Meski demikian, sesungguhnya tidak ada pembatasan eksplisit dalam peraturan perundang-undangan mengenai kelompok atau individu. Karena itu pula, pada awal reformasi, misalnya, Budiman Sudjatmiko, yang divonis 13 tahun penjara atas tuduhan makar, kemudian diberi amnesti oleh Presiden Abdurrahman Wahid.
3. Amnesti untuk Kepentingan Negara
Dalam hal penafsiran mengenai 'kepentingan negara', Bivitri menyatakan kasus atau sengketa 'politik' sesungguhnya bukanlah soal apakah terpidana merupakan narapidana politik dan bukan pula soal apakah pasalnya adalah pasal politik atau kejahatan politik. Melainkan soal dimensi politik dari pokok perkaranya.
"Politik yang dimaksud di sini adalah politik anti-diskriminasi terhadap perempuan," ujar Bivitri.
Ada dua alasan perkara ini sangat kuat berdimensi politik. Pertama, pemerintah sebenarnya sudah sejak 1984 (paling tidak secara legal formal ditunjukkan dengan meratifikasi CEDAW) telah berkomitmen menghapus diskriminasi terhadap perempuan.

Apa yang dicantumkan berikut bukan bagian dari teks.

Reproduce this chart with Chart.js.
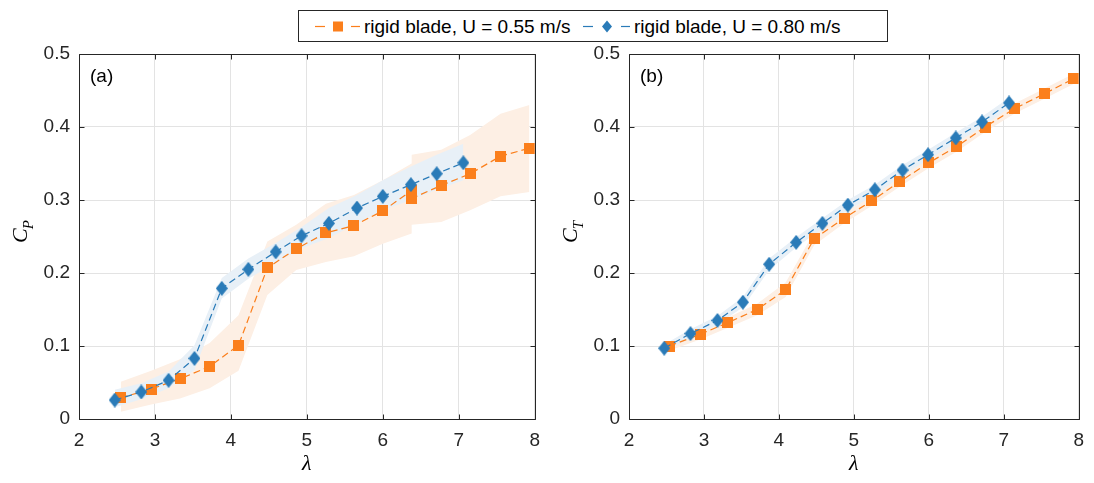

"Kedua, ditunjukkannya komitmen tersebut juga menjadi penting sementara pembahasan RUU Penghapusan Kekerasan Seksual masih terhambat di DPR. Penting bagi pemerintah untuk menunjukkan komitmennya terhadap penghapusan kekerasan seksual dalam kasus konkrit seperti ini sementara RUU PKS yang sangat didukung oleh pemerintah masih belum bisa disetujui," ujar Bivitri.
4. Amnesti atau PK Kedua?
Kembali mengajukan PK juga dinilai tidak tepat. Pertama, tidak populernya PK untuk kedua kalinya di Mahkamah Agung (MA). Hal itu didasari Surat Edaran Mahkamah Agung (SEMA) No 1 Tahun 2014 rentang Perubahan SEMA Nomor 14 Tahun 2010, yang pada pokoknya mengatur bahwa permohonan PK dalam perkara pidana dibatasi hanya satu kali.
"Kedua, besarnya ketidakpastian mengenai putusannya. Ada kemungkinan yang cukup besar bahwa Mahkamah Agung cenderung enggan mengoreksi putusannya sendiri," pungkas Bivitri.